Required task: Report, word for word, every line of the material that contains "this".

Source records:
START

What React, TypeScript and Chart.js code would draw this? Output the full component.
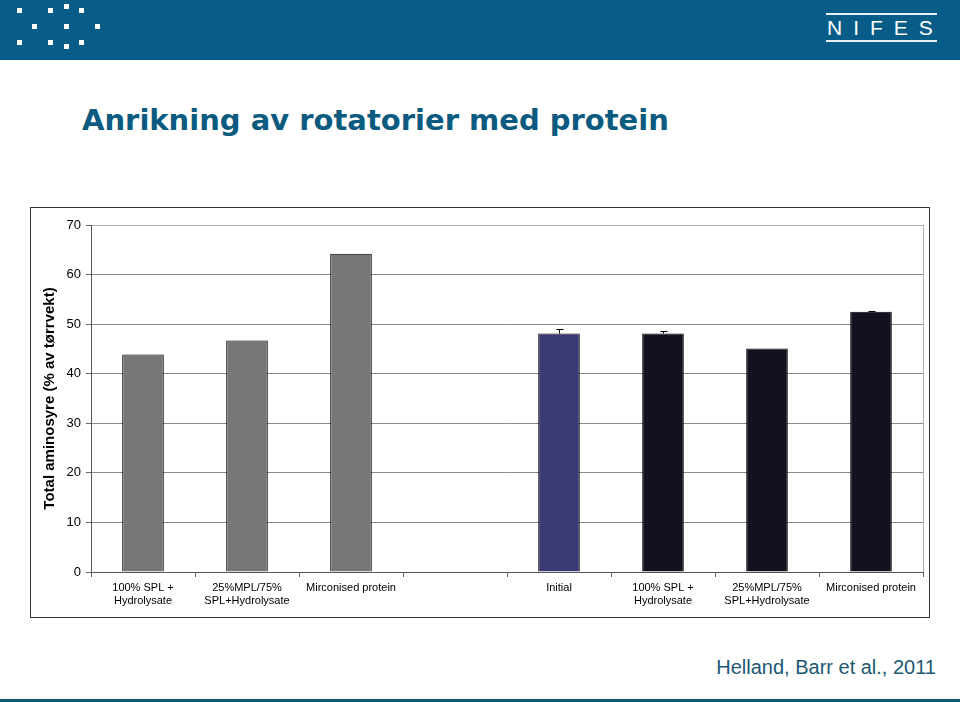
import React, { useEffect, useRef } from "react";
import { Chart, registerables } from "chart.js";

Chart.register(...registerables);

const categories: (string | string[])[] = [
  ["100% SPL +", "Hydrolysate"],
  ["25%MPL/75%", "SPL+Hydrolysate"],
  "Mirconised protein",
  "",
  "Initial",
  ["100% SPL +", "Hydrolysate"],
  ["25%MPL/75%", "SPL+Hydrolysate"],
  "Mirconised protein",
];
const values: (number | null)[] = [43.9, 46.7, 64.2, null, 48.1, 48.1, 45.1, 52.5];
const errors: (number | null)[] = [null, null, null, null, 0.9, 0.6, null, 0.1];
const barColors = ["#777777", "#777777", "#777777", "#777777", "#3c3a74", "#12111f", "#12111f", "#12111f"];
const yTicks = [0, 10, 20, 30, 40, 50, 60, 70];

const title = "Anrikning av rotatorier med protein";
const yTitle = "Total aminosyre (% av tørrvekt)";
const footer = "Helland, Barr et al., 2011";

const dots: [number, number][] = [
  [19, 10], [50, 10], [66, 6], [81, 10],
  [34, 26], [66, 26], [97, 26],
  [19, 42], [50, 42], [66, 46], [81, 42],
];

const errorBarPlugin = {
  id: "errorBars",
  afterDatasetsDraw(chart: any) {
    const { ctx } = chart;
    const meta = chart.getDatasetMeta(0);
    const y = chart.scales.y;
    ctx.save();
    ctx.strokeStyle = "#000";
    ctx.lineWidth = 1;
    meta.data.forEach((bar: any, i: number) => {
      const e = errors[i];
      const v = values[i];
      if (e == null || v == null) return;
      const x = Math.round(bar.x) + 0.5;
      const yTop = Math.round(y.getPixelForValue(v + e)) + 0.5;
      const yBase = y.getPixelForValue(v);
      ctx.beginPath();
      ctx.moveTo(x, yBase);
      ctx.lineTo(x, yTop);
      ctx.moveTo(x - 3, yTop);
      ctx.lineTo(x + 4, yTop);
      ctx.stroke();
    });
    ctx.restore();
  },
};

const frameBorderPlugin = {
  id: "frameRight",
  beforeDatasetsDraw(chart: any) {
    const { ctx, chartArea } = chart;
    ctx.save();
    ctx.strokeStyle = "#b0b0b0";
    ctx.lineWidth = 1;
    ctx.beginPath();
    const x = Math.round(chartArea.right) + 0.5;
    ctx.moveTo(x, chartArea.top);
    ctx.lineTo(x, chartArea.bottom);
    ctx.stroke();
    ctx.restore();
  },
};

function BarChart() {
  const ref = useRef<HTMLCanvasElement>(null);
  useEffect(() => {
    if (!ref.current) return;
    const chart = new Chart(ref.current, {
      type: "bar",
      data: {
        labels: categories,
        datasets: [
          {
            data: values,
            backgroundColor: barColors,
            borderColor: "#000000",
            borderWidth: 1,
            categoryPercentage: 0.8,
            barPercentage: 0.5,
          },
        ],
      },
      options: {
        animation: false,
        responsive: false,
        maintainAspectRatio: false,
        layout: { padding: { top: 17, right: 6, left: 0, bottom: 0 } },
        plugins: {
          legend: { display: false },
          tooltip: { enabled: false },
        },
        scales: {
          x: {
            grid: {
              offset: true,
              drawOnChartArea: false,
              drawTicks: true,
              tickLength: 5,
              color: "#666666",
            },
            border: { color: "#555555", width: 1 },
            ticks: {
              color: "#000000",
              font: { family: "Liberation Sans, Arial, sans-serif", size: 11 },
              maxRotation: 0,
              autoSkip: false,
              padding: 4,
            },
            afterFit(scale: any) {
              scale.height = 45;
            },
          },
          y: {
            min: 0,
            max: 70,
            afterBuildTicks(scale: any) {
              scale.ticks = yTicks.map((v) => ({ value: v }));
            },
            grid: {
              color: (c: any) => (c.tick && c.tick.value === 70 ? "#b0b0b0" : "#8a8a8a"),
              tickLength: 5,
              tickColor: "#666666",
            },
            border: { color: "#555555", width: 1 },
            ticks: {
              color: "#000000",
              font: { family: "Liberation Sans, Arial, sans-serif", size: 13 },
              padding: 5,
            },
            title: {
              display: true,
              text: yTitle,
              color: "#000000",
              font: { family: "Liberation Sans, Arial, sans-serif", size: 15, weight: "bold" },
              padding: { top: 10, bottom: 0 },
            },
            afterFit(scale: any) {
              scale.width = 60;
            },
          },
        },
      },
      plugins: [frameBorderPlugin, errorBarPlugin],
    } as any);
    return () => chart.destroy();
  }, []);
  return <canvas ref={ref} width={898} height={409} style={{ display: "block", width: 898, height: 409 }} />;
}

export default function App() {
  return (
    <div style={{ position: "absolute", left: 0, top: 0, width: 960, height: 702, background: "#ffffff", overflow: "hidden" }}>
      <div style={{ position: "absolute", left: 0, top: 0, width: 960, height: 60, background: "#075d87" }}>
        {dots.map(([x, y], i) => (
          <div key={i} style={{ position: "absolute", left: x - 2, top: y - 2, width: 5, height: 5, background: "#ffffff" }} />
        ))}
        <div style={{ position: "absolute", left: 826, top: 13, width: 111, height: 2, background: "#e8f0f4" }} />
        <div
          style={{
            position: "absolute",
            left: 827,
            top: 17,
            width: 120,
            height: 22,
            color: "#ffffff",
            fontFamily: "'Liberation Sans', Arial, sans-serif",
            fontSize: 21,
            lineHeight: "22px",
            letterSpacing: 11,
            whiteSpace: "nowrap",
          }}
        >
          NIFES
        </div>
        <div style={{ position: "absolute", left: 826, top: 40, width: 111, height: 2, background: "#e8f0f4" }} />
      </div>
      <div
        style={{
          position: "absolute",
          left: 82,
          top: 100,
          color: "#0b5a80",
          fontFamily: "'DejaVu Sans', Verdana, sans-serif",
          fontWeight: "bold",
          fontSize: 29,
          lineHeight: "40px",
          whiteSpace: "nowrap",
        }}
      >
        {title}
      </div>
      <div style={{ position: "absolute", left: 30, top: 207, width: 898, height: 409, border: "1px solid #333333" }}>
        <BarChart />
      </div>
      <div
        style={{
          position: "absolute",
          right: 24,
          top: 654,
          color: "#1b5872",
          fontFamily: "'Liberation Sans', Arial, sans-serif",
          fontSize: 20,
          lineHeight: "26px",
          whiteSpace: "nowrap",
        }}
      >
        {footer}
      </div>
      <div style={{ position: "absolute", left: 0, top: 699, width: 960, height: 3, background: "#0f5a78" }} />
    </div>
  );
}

END
START

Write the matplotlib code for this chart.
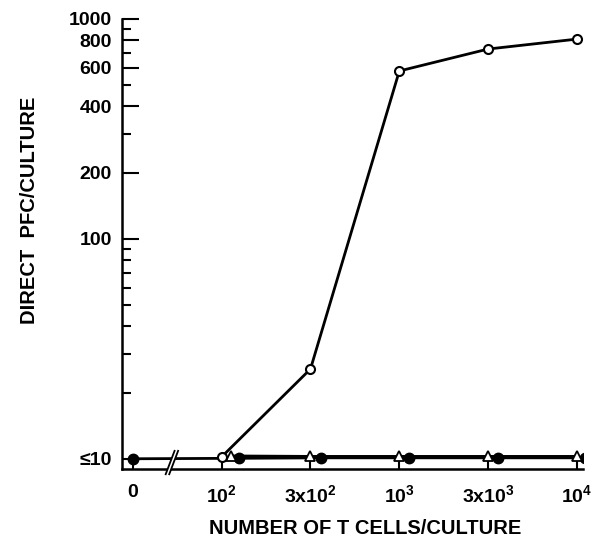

END

Output:
What React, TypeScript and Chart.js code would draw this? Output the full component.
Write the matplotlib code for this chart.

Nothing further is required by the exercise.